Pakistan’s emerging governmental chaos, in turn, frees the hand of the Taliban, the Al Qaeda-allied fundamentalist group that ran Afghanistan until the United States drove it out in November 2001. Since its defeat, the Taliban has been based in Pakistan’s ungovernable northwest, reportedly under the protection of Pakistan’s own intelligence services. From there it directs a renewed Islamist insurgency that is well on the way to recapturing Afghanistan, dealing America a humiliating defeat. It’s also extending its control for the first time into neighboring sections of Pakistan. Nobody seems to know how to stop it.

At the center of the Islamic world, meanwhile, the Islamist government that rules the secular Republic of Turkey shocked its neighbors and allies this month by inviting Iran’s President Mahmoud Ahmadinejad to pay a visit. Turkey is a member of NATO, a trusted ally of the United States and Israel’s closest friend in the Muslim world. Its turn toward Islamic tradition and flirtation with Iran are causing high anxiety in the West. And that’s not all that’s worrisome about Turkey’s new style: Observers in the region say that the two Islamic giants, Turkey and Iran, are emerging as the new regional power centers, while the traditional leaders, Egypt and Saudi Arabia, both close, longtime American allies, are losing influence and relevance.

Even Jordan, one of the most pro-Western, anti-fundamentalist regimes in the Arab world, is testing the waters. Jordanian defense officials met with senior officials from Hamas over the past few weeks to talk security. The powwow was a direct breach of the strict quarantine around Hamas leaders declared by Washington. A year ago, Jordan’s young king would not have dreamed of wandering so far off the reservation. Right now, though, the Hashemite kingdom evidently sees which way the wind is blowing and does not want to be caught short.

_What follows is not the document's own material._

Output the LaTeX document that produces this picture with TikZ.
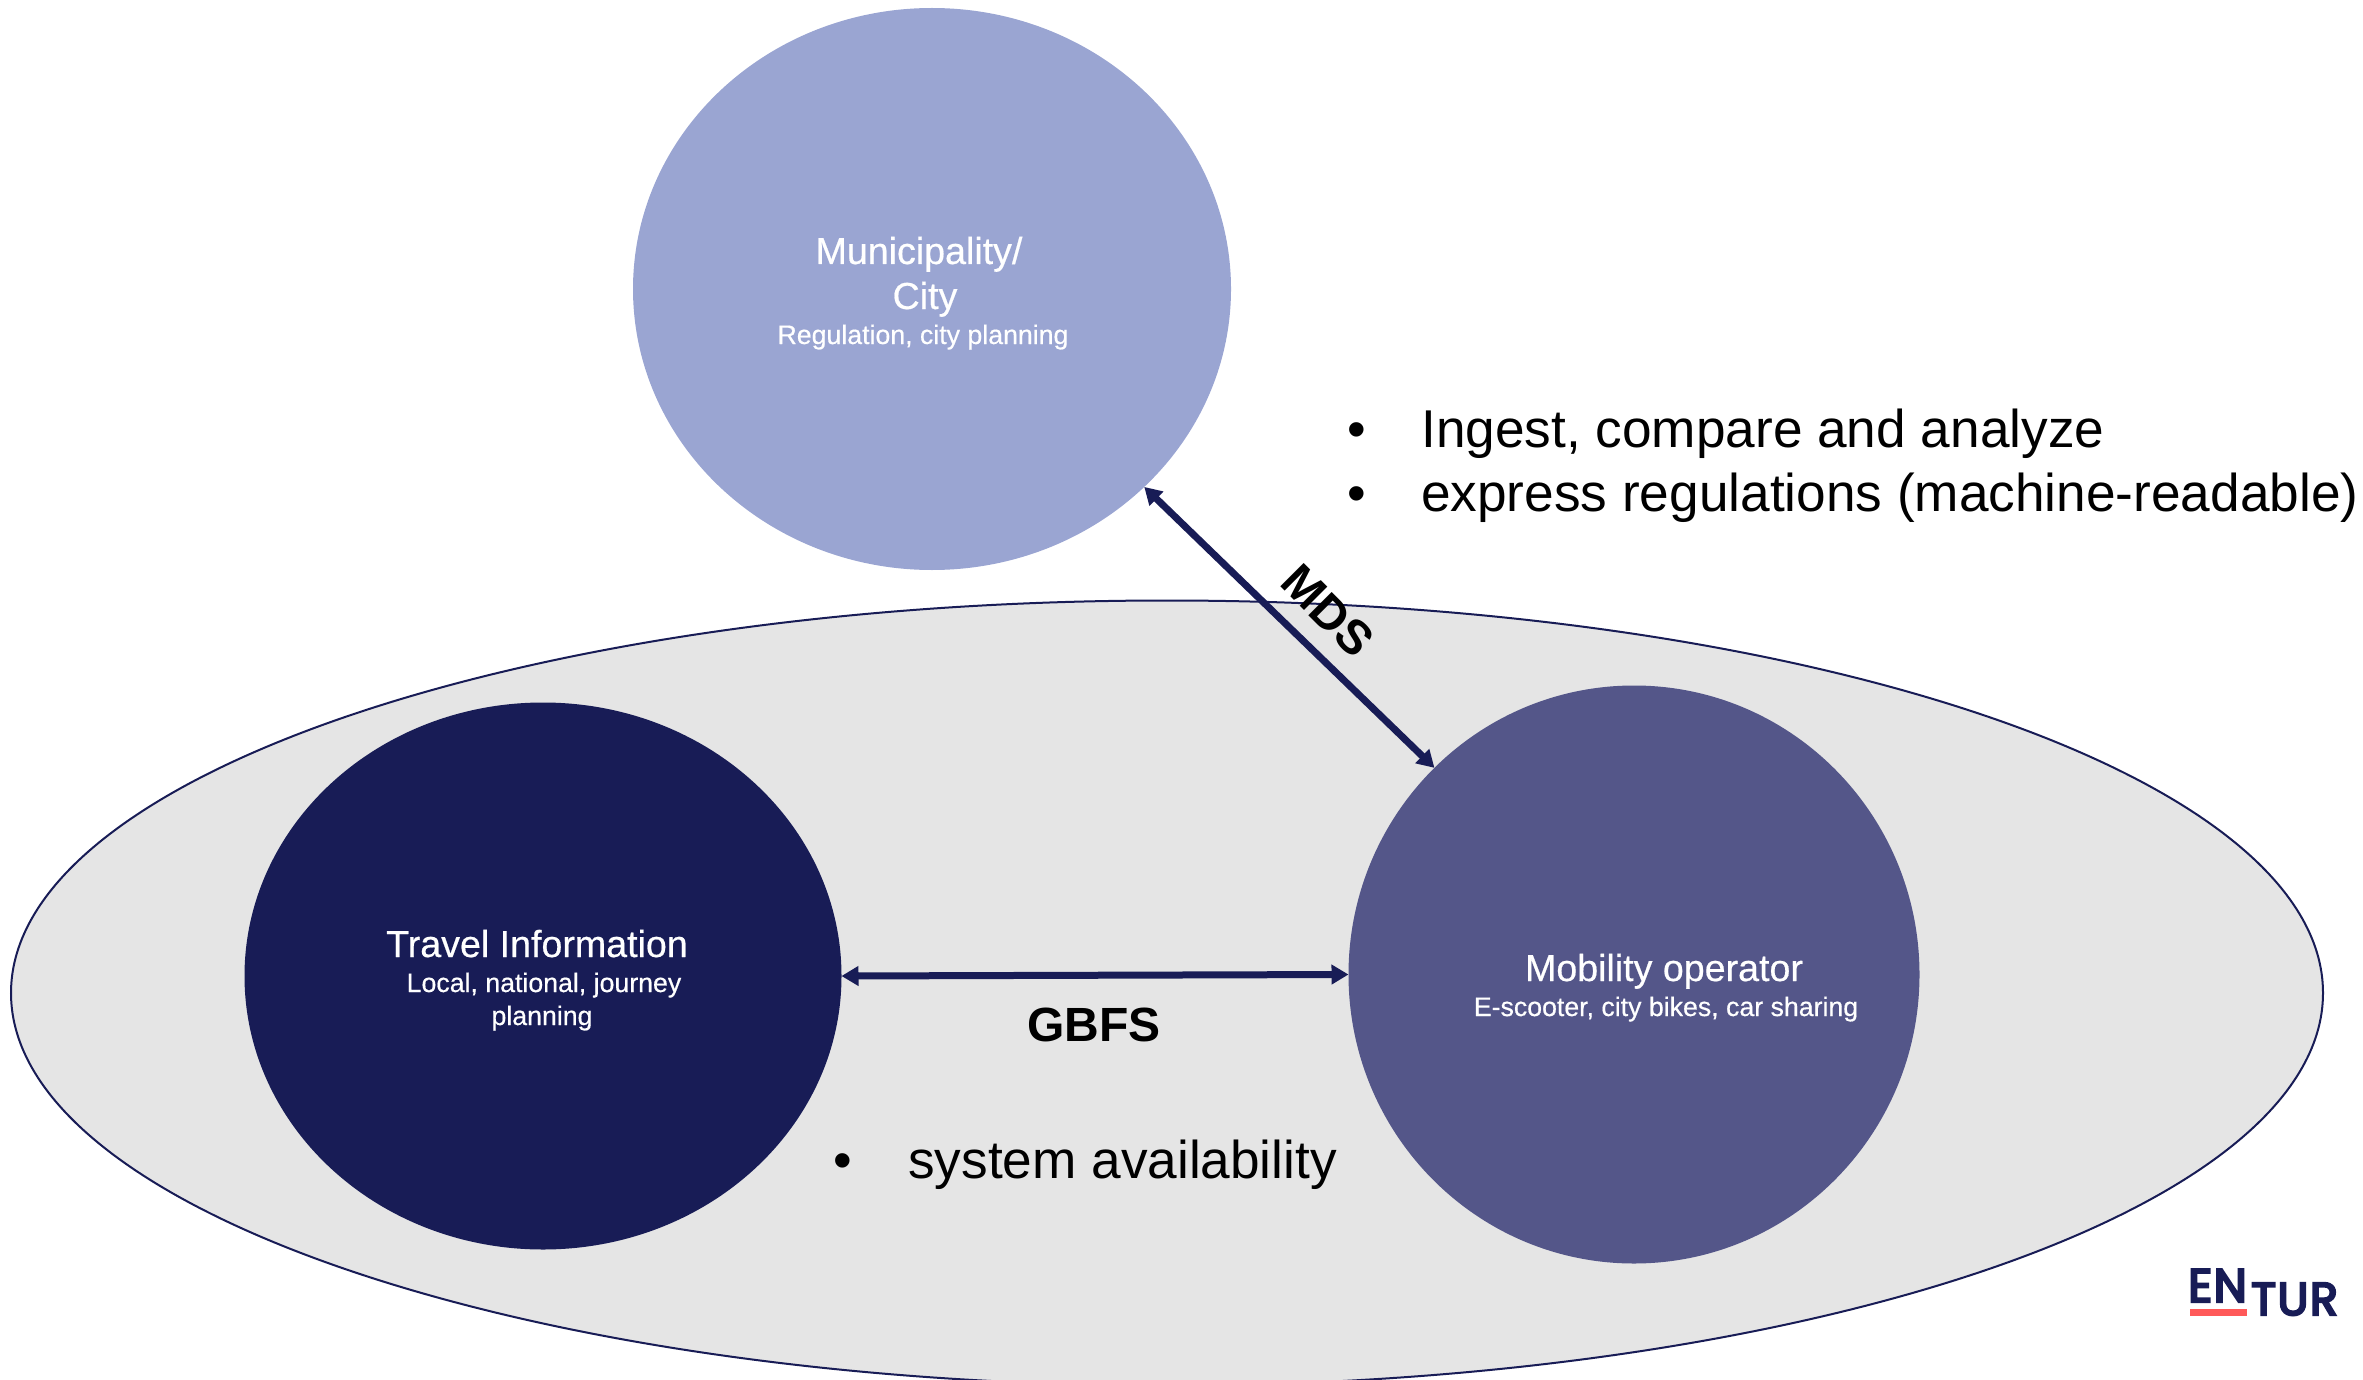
\documentclass[tikz,border=0pt]{standalone}
\usepackage{fontspec}
\setmainfont{Liberation Sans}
\newfontfamily\logofont[FakeBold=5,LetterSpace=3]{Poppins}
\newfontfamily\softbold[FakeBold=0.5]{Liberation Sans}
\usetikzlibrary{shapes.geometric,arrows.meta}
\definecolor{navy}{HTML}{181C56}
\definecolor{midblue}{HTML}{545689}
\definecolor{lightblue}{HTML}{9AA5D2}
\definecolor{panelgray}{HTML}{E5E5E5}
\definecolor{logored}{HTML}{FF5959}
\newcommand{\fs}[1]{\fontsize{#1}{#1}\selectfont}
\tikzset{
  x=1pt,y=-1pt,
  party/.style={ellipse,draw=none,inner sep=0pt,outer sep=0pt},
  title/.style={text=white,font=\softbold\fs{37.6},anchor=base,inner sep=0pt},
  sub/.style={text=white,font=\softbold\fs{26.7},anchor=base,inner sep=0pt},
  bullettext/.style={text=black,font=\fs{53.2},anchor=base west,inner sep=0pt},
  link/.style={draw=navy,line width=7pt,{Triangle[length=17pt,width=19pt]}-{Triangle[length=17pt,width=19pt]},shorten <=0pt,shorten >=0pt},
  proto/.style={text=black,font=\fs{48}\bfseries,inner sep=0pt}
}
\begin{document}
\begin{tikzpicture}
\useasboundingbox (0,0) rectangle (2363,1380);
\begin{scope}
\clip (0,0) rectangle (2363,1380);
\node[party,fill=panelgray,draw=navy,line width=2pt,minimum width=2312pt,minimum height=785pt] (panel) at (1167,993) {};
\end{scope}
\node[party,fill=lightblue,minimum width=598pt,minimum height=562pt] (city) at (932,289) {};
\node[party,fill=navy,minimum width=597pt,minimum height=547pt] (travel) at (543,976) {};
\node[party,fill=midblue,minimum width=571pt,minimum height=578pt] (operator) at (1634,974.5) {};
\node[title] (t1) at (919,264) {Municipality/};
\node[title] (t2) at (925,309) {City};
\node[sub] (t3) at (923,344) {Regulation, city planning};
\node[title] (t4) at (537,957) {Travel Information};
\node[sub] (t5) at (544,992) {Local, national, journey};
\node[sub] (t6) at (542,1025) {planning};
\node[title] (t7) at (1664,981) {Mobility operator};
\node[sub] (t8) at (1666,1016) {E-scooter, city bikes, car sharing};
\draw[link] (travel.east) -- (operator.west);
\draw[link] (city.-43.3) -- (operator.134.6);
\node[proto] (gbfs) at (1094,1025) {GBFS};
\node[proto,rotate=-45] (mds) at (1328,611) {MDS};
\node[bullettext] (b1) at (1347,447.5) {•};
\node[bullettext] (l1) at (1421,447.5) {Ingest, compare and analyze};
\node[bullettext] (b2) at (1347,511.5) {•};
\node[bullettext] (l2) at (1421,511.5) {express regulations (machine-readable)};
\node[bullettext] (b3) at (833,1178) {•};
\node[bullettext] (l3) at (908,1178) {system availability};
\node[anchor=base west,inner sep=0pt,text=navy,font=\logofont\fs{47}] (en) at (2188,1302) {EN};
\node[anchor=base west,inner sep=0pt,text=navy,font=\logofont\fs{46}] (tur) at (2251,1315) {TUR};
\fill[logored] (2190,1309) rectangle (2247,1316);
\end{tikzpicture}
\end{document}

The shifting winds could hardly be more threatening to America’s interests — to say nothing of Israel’s. If the plan in the war on terror was to subdue Islamist fundamentalists and strengthen moderates, the opposite has happened. The Taliban, whose defeat in Afghanistan was America’s one clear victory, has nearly completed its comeback. Al Qaeda, never defeated, is expanding its reach to new regions. Moderate Muslim nations that were supposed to be a bulwark against the fundamentalists are either fading into the background or reaching out to the jihadists. Declaring war on the Islamists was not, it seems, the answer.

Nor was promoting democracy the answer. Letting the people speak was supposed to put the radicals on the run. Instead, the ballot box was their ticket to power — in Turkey, Lebanon, the Egyptian Parliament and the Palestinian Authority legislature. In Algeria, thwarting the elections just as the fundamentalists were about to win touched off a 15-year civil war with no end in sight.

For all that, the fundamentalists’ upward trend could present America and the West with an opportunity if not to win, then to change the rules of the game. We could welcome the steps by Turkey and Jordan to open dialogues with radicals, rather than condemning them. We could make clear that we, too, would like to enter a dialogue if we knew something would come out of it. We could make peace the goal of the dialogue rather than a precondition.

With luck and skill, an embrace of the less hostile fundamentalists could put America back at the center of a broad coalition of friendly nations willing and eager to follow our lead, instead of the despised, crippled giant we have become over the past decade.

An initiative like this could — and should — come from whichever party wins the November elections, if that party can overcome its fixed preconceptions about security, the nature of threat and the use of force. Given the failure of the current approach, there’s no reason to delay.